Wednesday, May 24, 2006

Fathers and Mothers: Give Me Your Children...

This is an excerpt of the speech I was talking about in my last journal entry...

In early January 1942, the Germans began a transport of all Jews under the age of 10 and over the age of 65 to the first Nazi extermination camp, Chelmno, only about 65 kilometers from Lodz. A Nazi-appointed Jew, Mordechai Haim Rumkowski, head of the Lodz ghetto Judenrat, or Jewish council, made a famous speech:

"A grievous blow has struck the ghetto. They are asking us to give up the best we possess - the children and the elderly. I was unworthy of having a child of my own, so I gave the best years of my life to children. I've lived and breathed with children, I never imagined I would be forced to deliver this sacrifice to the altar with my own hands. In my old age, I must stretch out my hands and beg: Brothers and sisters! Hand them over to me!"

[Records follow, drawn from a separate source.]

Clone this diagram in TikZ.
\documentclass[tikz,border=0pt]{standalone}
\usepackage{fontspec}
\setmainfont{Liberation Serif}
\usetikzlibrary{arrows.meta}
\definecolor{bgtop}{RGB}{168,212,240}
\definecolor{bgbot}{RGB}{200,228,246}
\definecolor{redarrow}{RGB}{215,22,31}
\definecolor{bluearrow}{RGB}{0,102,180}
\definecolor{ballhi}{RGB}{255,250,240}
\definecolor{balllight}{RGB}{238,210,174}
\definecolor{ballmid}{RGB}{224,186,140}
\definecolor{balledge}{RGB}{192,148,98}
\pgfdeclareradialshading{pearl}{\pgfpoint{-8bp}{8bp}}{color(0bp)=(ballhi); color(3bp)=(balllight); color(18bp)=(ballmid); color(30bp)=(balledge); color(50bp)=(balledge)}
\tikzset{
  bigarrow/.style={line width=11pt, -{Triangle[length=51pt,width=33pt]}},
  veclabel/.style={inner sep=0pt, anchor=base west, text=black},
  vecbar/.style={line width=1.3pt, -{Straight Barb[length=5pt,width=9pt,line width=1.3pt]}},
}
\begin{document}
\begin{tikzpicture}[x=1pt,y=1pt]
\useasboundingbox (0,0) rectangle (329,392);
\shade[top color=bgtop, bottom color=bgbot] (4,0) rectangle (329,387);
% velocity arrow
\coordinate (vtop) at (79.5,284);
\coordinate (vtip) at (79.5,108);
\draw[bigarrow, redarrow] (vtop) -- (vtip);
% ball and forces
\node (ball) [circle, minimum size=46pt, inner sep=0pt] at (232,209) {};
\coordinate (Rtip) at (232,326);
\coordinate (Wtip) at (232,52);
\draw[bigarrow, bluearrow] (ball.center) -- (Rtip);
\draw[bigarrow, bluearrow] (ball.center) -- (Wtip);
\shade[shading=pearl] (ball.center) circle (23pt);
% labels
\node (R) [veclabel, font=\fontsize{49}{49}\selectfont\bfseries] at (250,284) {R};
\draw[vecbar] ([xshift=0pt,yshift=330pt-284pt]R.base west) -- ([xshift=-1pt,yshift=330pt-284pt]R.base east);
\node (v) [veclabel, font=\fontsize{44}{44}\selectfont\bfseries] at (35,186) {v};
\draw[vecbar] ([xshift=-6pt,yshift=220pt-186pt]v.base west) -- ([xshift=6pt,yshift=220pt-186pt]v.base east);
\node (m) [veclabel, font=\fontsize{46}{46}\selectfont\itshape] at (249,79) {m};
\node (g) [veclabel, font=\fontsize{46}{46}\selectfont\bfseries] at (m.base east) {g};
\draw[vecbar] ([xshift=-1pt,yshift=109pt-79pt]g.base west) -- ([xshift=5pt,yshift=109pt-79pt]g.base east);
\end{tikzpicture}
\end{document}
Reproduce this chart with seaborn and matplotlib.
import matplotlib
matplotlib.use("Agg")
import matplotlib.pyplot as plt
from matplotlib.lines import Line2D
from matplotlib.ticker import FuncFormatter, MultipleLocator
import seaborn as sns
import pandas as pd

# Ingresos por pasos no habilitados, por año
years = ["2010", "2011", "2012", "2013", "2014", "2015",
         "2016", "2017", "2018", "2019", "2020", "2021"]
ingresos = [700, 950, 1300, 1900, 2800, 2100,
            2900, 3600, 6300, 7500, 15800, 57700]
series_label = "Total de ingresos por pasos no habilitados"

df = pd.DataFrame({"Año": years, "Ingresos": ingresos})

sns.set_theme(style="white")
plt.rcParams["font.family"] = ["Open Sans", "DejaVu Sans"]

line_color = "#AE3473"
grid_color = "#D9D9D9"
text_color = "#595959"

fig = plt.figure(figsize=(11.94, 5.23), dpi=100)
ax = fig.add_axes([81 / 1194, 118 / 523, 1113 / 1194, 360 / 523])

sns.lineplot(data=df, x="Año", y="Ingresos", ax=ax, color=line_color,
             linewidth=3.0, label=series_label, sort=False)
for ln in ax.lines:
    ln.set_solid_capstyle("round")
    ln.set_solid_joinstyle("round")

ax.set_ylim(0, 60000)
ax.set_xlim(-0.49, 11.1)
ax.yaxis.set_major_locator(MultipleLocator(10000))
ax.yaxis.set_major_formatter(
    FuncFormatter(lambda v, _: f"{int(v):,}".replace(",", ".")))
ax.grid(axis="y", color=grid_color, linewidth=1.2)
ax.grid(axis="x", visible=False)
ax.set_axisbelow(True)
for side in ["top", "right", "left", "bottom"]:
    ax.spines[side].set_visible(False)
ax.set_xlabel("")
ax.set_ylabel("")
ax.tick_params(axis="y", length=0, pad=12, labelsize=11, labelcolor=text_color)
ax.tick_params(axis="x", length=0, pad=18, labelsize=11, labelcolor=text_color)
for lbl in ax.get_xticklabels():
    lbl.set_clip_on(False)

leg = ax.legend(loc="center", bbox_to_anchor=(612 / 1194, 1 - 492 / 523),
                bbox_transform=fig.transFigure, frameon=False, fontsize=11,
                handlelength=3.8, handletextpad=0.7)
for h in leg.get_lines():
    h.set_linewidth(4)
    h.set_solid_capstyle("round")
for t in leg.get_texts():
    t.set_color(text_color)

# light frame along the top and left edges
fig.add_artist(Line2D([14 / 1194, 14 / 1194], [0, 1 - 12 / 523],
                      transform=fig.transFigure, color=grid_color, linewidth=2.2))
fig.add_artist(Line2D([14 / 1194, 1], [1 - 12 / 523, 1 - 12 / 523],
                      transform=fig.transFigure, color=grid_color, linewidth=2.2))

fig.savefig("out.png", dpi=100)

"Fathers and mothers: Give me your children ... I must perform this difficult and bloody operation. I must cut off limbs in order to save the body itself. I must take children because, if not, others may be taken as well -- God forbid ... I must tell you a secret: they requested 24,000 victims, 3000 a day for eight days. I succeeded in reducing the number to 20,000, but only on the condition that these be children under the age of 10. Children 10 and older are safe! Since the children and the aged together equals only some 13,000 souls, the gap will have to be filled with the sick."

"I can barely speak. I am exhausted. I only want to tell you what I am asking of you: Help me carry out this action! I am trembling. I am afraid that others, God forbid, will do it themselves."

"A broken Jew stands before you. Do not envy me. This is the most difficult of all orders I have ever had to carry out at any time. I reach out to you with my broken, trembling hands and beg: Give into my hands the victims! So that we can avoid having further victims, and a population of 100,000 Jews can be preserved! So, they promised me: If we deliver our victims by ourselves, there will be peace!"

The parents dressed the children in their holiday best, as if they were about to attend a party. The children were then separated from their parents and transported to Chelmno. As the train pulled out of the station, filled with babies and the elderly, the cry "Mama" could be heard from inside the cars. In less than two weeks, over 20,000 Jews were sent to their deaths at Chelmno.